The forecast reflected in part a first half of the year in which its pre-tax profits tripled to E3.5m, boosted by lower costs besides an uplift from strong grain markets to the value of its crops.
However, Continental Farmers also flagged an increased harvest, underpinned by higher yields of winter crops, even in Ukraine, where winter frost and a dry spring left national output of grains such as barley and wheat sharply below 2011 levels, with the corn harvest expected to drop too.
Spring crops had fared less well – with a 39% yield drop in the case of rapeseed – although the decline in wheat was limited to less than 10%.
'Exceptionally difficult climatic conditions'
The group had achieved a "successful" harvest "delivering improved yields under exceptionally difficult climatic conditions", Mark Laird, the group's chief executive, said.
This result reflected strict adherence to a full, five-crop rotational programme, in line with best agronomic practice, besides mixing spring and winter sowings to spread risks, while its Ukraine farms are based in the west of the country, which tends to suffer less volatile weather than many other parts of the country.

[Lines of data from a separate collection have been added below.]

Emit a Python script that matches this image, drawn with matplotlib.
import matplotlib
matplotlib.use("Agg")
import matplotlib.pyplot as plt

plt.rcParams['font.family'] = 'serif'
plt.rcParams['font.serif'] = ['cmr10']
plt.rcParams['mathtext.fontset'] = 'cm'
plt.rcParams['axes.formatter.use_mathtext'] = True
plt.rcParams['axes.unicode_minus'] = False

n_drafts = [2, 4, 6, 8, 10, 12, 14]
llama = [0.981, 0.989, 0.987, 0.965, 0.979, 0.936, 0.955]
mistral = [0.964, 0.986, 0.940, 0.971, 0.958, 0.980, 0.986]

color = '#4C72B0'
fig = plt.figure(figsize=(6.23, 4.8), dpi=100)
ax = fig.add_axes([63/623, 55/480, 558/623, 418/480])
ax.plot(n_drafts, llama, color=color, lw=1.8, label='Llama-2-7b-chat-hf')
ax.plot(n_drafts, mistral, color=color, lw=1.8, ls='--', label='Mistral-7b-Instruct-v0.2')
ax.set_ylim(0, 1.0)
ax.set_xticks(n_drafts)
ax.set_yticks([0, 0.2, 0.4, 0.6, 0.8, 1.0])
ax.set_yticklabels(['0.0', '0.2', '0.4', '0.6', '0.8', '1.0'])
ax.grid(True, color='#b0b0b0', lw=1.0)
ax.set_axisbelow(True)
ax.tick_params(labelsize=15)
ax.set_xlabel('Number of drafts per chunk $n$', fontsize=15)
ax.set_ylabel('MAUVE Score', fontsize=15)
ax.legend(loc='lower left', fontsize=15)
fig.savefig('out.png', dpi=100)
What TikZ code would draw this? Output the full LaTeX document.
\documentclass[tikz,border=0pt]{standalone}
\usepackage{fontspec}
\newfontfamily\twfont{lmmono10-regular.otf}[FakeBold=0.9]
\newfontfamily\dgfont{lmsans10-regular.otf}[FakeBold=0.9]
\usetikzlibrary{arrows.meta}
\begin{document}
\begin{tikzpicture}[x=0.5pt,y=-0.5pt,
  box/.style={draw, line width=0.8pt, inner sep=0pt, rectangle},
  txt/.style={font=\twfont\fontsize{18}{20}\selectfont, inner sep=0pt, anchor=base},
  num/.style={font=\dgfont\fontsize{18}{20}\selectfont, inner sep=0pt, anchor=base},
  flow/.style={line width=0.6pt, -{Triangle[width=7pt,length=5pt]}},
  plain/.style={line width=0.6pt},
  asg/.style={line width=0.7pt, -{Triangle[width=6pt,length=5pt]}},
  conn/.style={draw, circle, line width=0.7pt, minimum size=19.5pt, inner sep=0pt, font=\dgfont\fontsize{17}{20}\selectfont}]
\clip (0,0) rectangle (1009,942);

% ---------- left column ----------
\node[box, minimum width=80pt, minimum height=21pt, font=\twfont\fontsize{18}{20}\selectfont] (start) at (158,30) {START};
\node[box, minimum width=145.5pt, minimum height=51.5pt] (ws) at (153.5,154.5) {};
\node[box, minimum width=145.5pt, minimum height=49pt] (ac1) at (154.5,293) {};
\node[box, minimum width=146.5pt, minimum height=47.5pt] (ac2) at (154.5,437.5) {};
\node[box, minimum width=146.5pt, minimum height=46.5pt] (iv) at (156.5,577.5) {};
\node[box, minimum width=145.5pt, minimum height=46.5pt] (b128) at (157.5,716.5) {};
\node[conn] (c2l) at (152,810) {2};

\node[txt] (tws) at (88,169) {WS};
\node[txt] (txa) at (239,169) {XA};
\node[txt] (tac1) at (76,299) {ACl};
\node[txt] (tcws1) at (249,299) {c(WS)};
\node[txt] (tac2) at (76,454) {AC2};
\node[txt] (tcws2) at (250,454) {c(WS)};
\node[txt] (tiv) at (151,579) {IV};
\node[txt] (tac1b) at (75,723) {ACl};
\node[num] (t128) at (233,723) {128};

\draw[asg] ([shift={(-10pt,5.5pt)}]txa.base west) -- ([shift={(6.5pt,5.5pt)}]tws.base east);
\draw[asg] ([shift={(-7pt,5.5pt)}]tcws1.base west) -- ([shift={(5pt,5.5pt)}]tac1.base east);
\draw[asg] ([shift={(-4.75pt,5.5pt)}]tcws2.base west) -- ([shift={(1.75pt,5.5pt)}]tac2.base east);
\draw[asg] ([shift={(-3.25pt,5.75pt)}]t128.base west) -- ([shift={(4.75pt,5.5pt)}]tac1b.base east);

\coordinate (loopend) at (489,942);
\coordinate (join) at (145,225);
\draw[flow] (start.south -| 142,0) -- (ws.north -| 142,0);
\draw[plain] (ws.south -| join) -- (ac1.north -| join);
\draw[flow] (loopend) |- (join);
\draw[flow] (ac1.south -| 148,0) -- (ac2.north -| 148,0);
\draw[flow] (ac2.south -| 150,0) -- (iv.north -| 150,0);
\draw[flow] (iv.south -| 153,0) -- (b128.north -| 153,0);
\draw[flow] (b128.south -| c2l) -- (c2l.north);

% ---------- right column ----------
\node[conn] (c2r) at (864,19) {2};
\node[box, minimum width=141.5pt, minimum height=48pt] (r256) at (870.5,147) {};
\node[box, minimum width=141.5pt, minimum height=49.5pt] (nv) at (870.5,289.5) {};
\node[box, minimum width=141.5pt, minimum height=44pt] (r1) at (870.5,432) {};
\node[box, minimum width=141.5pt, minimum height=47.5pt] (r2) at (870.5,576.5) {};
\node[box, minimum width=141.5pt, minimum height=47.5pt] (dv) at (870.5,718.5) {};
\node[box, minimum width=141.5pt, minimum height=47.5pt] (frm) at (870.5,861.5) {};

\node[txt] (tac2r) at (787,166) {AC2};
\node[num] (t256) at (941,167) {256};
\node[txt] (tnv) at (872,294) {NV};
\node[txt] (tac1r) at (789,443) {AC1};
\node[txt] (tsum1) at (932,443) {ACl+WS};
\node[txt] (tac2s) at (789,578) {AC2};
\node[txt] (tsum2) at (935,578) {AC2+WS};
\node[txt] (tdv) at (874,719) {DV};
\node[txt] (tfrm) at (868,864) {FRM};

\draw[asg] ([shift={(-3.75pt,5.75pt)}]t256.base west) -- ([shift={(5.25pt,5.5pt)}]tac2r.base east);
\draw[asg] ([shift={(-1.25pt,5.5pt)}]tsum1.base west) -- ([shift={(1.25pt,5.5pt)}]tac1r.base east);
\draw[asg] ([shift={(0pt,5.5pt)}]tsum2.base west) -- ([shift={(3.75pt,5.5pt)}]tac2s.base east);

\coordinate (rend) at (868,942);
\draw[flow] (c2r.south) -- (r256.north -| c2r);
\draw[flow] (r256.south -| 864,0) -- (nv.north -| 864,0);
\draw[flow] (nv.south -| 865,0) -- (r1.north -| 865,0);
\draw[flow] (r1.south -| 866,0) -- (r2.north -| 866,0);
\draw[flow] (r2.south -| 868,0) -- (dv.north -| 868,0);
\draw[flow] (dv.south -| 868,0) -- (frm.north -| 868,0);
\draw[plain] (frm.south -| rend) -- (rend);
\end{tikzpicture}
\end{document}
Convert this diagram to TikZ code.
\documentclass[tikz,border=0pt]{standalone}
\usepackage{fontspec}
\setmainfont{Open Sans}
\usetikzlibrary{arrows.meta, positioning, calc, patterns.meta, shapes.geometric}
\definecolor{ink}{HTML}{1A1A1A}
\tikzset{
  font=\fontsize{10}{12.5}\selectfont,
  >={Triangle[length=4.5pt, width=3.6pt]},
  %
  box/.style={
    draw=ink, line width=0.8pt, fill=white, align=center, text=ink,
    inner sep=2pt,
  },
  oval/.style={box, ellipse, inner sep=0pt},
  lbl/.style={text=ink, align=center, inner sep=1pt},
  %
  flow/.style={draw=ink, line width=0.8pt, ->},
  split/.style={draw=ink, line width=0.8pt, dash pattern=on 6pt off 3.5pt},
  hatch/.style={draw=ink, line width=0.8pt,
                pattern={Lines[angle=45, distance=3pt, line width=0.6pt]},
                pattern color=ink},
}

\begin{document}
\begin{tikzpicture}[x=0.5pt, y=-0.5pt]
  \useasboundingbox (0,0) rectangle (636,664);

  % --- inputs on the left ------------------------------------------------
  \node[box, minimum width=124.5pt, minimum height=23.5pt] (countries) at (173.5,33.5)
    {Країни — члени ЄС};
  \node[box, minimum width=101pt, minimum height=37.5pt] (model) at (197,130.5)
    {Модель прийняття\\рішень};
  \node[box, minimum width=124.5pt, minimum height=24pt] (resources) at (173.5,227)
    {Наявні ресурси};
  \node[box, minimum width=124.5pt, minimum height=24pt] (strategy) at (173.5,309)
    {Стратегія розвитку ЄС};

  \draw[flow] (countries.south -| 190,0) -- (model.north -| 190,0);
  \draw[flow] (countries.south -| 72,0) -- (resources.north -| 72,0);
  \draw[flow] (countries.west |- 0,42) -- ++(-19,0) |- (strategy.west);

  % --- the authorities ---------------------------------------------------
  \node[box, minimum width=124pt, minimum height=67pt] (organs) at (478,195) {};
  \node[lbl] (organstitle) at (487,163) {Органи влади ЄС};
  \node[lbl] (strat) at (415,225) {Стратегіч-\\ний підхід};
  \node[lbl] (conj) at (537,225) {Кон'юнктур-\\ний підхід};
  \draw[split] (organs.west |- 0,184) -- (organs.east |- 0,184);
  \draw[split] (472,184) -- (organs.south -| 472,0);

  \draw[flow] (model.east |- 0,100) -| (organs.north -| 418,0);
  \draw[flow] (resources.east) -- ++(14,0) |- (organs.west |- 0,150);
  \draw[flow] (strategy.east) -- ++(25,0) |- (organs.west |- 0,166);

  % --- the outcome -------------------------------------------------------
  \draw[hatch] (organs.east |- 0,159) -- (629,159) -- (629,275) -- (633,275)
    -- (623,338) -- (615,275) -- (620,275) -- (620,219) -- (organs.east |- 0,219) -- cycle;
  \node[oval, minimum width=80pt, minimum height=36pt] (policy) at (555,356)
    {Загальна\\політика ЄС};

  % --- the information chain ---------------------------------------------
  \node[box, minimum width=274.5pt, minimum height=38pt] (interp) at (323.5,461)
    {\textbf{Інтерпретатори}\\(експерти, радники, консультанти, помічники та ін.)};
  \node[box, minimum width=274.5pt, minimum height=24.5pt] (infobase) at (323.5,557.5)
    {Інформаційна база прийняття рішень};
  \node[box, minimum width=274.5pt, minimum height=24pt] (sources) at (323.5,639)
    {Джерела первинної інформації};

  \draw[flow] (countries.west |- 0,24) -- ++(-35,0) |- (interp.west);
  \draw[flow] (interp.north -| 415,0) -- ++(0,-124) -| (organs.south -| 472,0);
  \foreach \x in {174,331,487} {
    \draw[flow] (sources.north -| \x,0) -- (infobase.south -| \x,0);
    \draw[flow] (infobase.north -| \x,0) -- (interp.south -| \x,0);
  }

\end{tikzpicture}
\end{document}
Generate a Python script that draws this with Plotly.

Chairman Nick Parker said: "The increased tonnage in our cereal crops grown and harvested is a testament to the efforts made in planning, agronomy and execution."
Continental Farmers also signalled that it was, as with some other former Soviet Union companies such as Ros Agro, seeking to delay crop sales in expectation of firmer markets ahead once pressure has passed from growers selling quickly to raise cash for sowings, or avoid storage headaches.
"The business continues to hold a significant percentage of harvested cereals in store whilst the typical seasonal glut of crops finds its way on to the market," Mr Laird said.
'Number of opportunities'
The group, which has a target of harvesting 50,000 hectares in Ukraine in 2015, up from 23,655 hectares this year, said it had secured an unspecified amount of further land for sowings for the 2013 harvest and was seeking more.
"We continue to investigate a number of opportunities to deliver the controlled expansion of our farming operations and available land under management," the company said.
And it heralded further joint ventures along the lines of that signed earlier this year with ED&F Man, the sugar group, in which Continental Farmers will provide beet for processing.
"This model of partnership is one which we will seek to extend," Continental Farmers said.
"It is likely that this strategy will be used with more potential partners in other sectors of [the group's] business."
The results were termed "very strong" by Davy analyst John O'Reilly, who forecast that the group could achieve earnings before interest, tax, depreciation and amortisation (ebitda) of E10m for the full-year, up from a previous forecast of E8.9m.
"Its success is more than about chance. Excellent agronomy and operational management skills enable it to achieve optimal performance from its advantaged climatic region and soils," Mr O'Reilly said, restating an "outperform" rating on Continental Farmers shares.
The stock closed 4.0% higher at 26p in London.